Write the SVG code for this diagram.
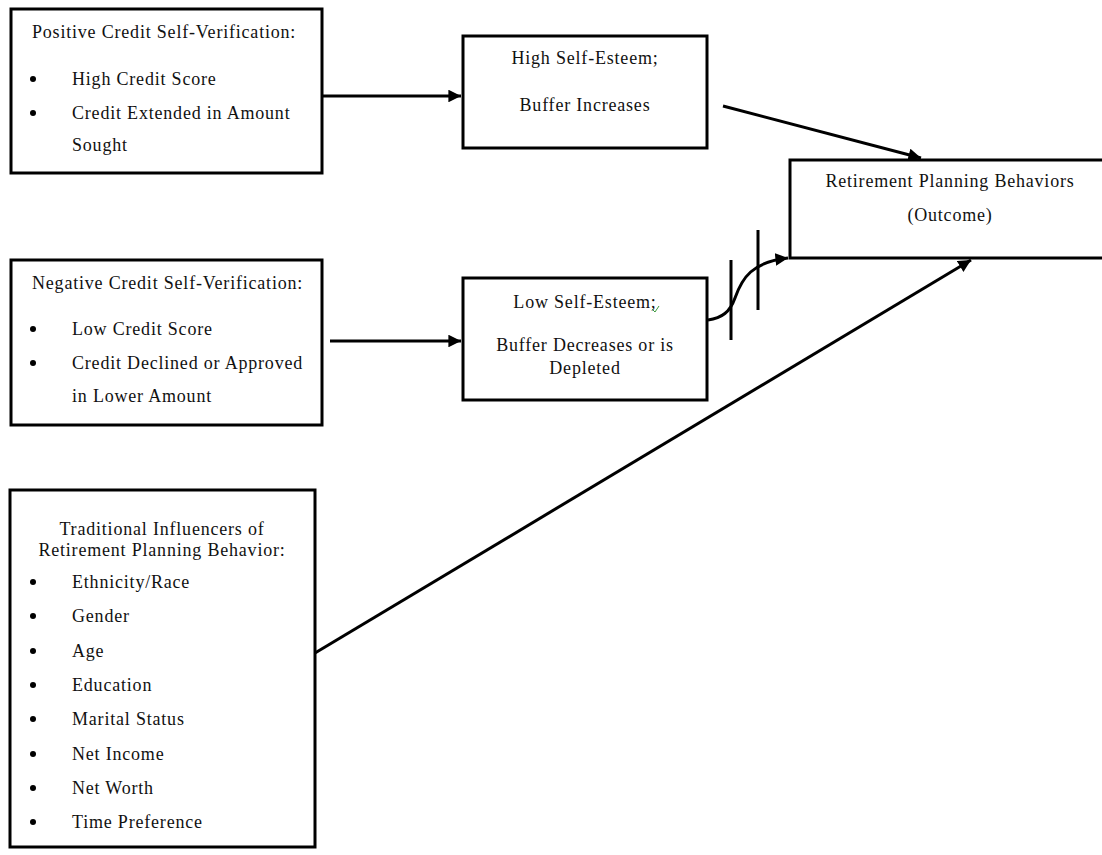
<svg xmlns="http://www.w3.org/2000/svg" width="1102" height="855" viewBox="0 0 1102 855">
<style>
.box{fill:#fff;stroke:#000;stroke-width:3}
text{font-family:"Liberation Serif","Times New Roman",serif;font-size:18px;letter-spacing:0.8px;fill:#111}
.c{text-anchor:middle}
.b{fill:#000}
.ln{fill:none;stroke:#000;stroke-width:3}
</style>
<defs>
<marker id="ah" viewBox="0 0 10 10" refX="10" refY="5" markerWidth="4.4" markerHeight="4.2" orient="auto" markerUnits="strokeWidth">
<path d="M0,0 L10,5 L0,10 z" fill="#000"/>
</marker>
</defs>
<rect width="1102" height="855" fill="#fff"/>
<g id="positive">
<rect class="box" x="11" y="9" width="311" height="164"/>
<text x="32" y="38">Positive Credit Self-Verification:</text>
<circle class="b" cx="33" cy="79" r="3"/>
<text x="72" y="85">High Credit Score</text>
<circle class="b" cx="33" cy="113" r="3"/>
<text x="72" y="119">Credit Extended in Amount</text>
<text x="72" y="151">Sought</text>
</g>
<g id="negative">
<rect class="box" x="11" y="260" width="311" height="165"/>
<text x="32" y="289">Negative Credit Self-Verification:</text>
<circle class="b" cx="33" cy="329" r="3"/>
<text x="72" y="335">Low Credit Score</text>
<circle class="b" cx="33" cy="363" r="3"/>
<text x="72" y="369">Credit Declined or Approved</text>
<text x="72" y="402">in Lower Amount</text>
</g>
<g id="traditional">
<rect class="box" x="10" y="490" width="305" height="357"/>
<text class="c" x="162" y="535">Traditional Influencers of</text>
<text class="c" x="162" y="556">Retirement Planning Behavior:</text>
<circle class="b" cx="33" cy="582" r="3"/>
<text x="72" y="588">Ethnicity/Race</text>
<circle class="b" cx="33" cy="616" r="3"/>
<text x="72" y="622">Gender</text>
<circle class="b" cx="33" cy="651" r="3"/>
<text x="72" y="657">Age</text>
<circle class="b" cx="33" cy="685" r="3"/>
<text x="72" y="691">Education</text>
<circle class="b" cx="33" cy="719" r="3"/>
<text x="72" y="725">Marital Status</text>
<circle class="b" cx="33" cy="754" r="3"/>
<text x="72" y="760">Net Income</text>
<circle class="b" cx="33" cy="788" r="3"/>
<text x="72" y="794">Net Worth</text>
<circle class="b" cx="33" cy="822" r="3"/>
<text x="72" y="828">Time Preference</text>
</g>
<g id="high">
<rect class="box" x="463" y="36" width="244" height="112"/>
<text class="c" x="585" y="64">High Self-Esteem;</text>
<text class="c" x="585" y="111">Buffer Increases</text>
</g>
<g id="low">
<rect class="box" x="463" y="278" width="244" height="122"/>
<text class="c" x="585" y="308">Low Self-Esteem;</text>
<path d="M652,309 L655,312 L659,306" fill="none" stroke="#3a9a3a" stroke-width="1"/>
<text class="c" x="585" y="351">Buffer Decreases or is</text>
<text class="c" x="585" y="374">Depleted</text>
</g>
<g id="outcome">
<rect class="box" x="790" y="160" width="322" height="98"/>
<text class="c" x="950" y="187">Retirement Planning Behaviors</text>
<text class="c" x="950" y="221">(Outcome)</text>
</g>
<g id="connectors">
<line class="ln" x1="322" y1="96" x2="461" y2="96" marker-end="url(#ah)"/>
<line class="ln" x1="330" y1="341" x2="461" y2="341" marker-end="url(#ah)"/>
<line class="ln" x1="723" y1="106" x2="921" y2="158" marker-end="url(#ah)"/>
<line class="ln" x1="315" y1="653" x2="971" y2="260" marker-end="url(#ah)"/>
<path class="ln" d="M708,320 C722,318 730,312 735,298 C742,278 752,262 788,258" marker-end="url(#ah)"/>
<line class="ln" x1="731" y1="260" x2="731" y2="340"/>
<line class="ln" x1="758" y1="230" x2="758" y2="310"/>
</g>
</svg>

•••

**What to do**: Reproduce the material word for word. Any pictures should be left out of the copy.

**Task result**:
Write the SVG code for this diagram.
<svg xmlns="http://www.w3.org/2000/svg" width="1102" height="855" viewBox="0 0 1102 855">
<style>
.box{fill:#fff;stroke:#000;stroke-width:3}
text{font-family:"Liberation Serif","Times New Roman",serif;font-size:18px;letter-spacing:0.8px;fill:#111}
.c{text-anchor:middle}
.b{fill:#000}
.ln{fill:none;stroke:#000;stroke-width:3}
</style>
<defs>
<marker id="ah" viewBox="0 0 10 10" refX="10" refY="5" markerWidth="4.4" markerHeight="4.2" orient="auto" markerUnits="strokeWidth">
<path d="M0,0 L10,5 L0,10 z" fill="#000"/>
</marker>
</defs>
<rect width="1102" height="855" fill="#fff"/>
<g id="positive">
<rect class="box" x="11" y="9" width="311" height="164"/>
<text x="32" y="38">Positive Credit Self-Verification:</text>
<circle class="b" cx="33" cy="79" r="3"/>
<text x="72" y="85">High Credit Score</text>
<circle class="b" cx="33" cy="113" r="3"/>
<text x="72" y="119">Credit Extended in Amount</text>
<text x="72" y="151">Sought</text>
</g>
<g id="negative">
<rect class="box" x="11" y="260" width="311" height="165"/>
<text x="32" y="289">Negative Credit Self-Verification:</text>
<circle class="b" cx="33" cy="329" r="3"/>
<text x="72" y="335">Low Credit Score</text>
<circle class="b" cx="33" cy="363" r="3"/>
<text x="72" y="369">Credit Declined or Approved</text>
<text x="72" y="402">in Lower Amount</text>
</g>
<g id="traditional">
<rect class="box" x="10" y="490" width="305" height="357"/>
<text class="c" x="162" y="535">Traditional Influencers of</text>
<text class="c" x="162" y="556">Retirement Planning Behavior:</text>
<circle class="b" cx="33" cy="582" r="3"/>
<text x="72" y="588">Ethnicity/Race</text>
<circle class="b" cx="33" cy="616" r="3"/>
<text x="72" y="622">Gender</text>
<circle class="b" cx="33" cy="651" r="3"/>
<text x="72" y="657">Age</text>
<circle class="b" cx="33" cy="685" r="3"/>
<text x="72" y="691">Education</text>
<circle class="b" cx="33" cy="719" r="3"/>
<text x="72" y="725">Marital Status</text>
<circle class="b" cx="33" cy="754" r="3"/>
<text x="72" y="760">Net Income</text>
<circle class="b" cx="33" cy="788" r="3"/>
<text x="72" y="794">Net Worth</text>
<circle class="b" cx="33" cy="822" r="3"/>
<text x="72" y="828">Time Preference</text>
</g>
<g id="high">
<rect class="box" x="463" y="36" width="244" height="112"/>
<text class="c" x="585" y="64">High Self-Esteem;</text>
<text class="c" x="585" y="111">Buffer Increases</text>
</g>
<g id="low">
<rect class="box" x="463" y="278" width="244" height="122"/>
<text class="c" x="585" y="308">Low Self-Esteem;</text>
<path d="M652,309 L655,312 L659,306" fill="none" stroke="#3a9a3a" stroke-width="1"/>
<text class="c" x="585" y="351">Buffer Decreases or is</text>
<text class="c" x="585" y="374">Depleted</text>
</g>
<g id="outcome">
<rect class="box" x="790" y="160" width="322" height="98"/>
<text class="c" x="950" y="187">Retirement Planning Behaviors</text>
<text class="c" x="950" y="221">(Outcome)</text>
</g>
<g id="connectors">
<line class="ln" x1="322" y1="96" x2="461" y2="96" marker-end="url(#ah)"/>
<line class="ln" x1="330" y1="341" x2="461" y2="341" marker-end="url(#ah)"/>
<line class="ln" x1="723" y1="106" x2="921" y2="158" marker-end="url(#ah)"/>
<line class="ln" x1="315" y1="653" x2="971" y2="260" marker-end="url(#ah)"/>
<path class="ln" d="M708,320 C722,318 730,312 735,298 C742,278 752,262 788,258" marker-end="url(#ah)"/>
<line class="ln" x1="731" y1="260" x2="731" y2="340"/>
<line class="ln" x1="758" y1="230" x2="758" y2="310"/>
</g>
</svg>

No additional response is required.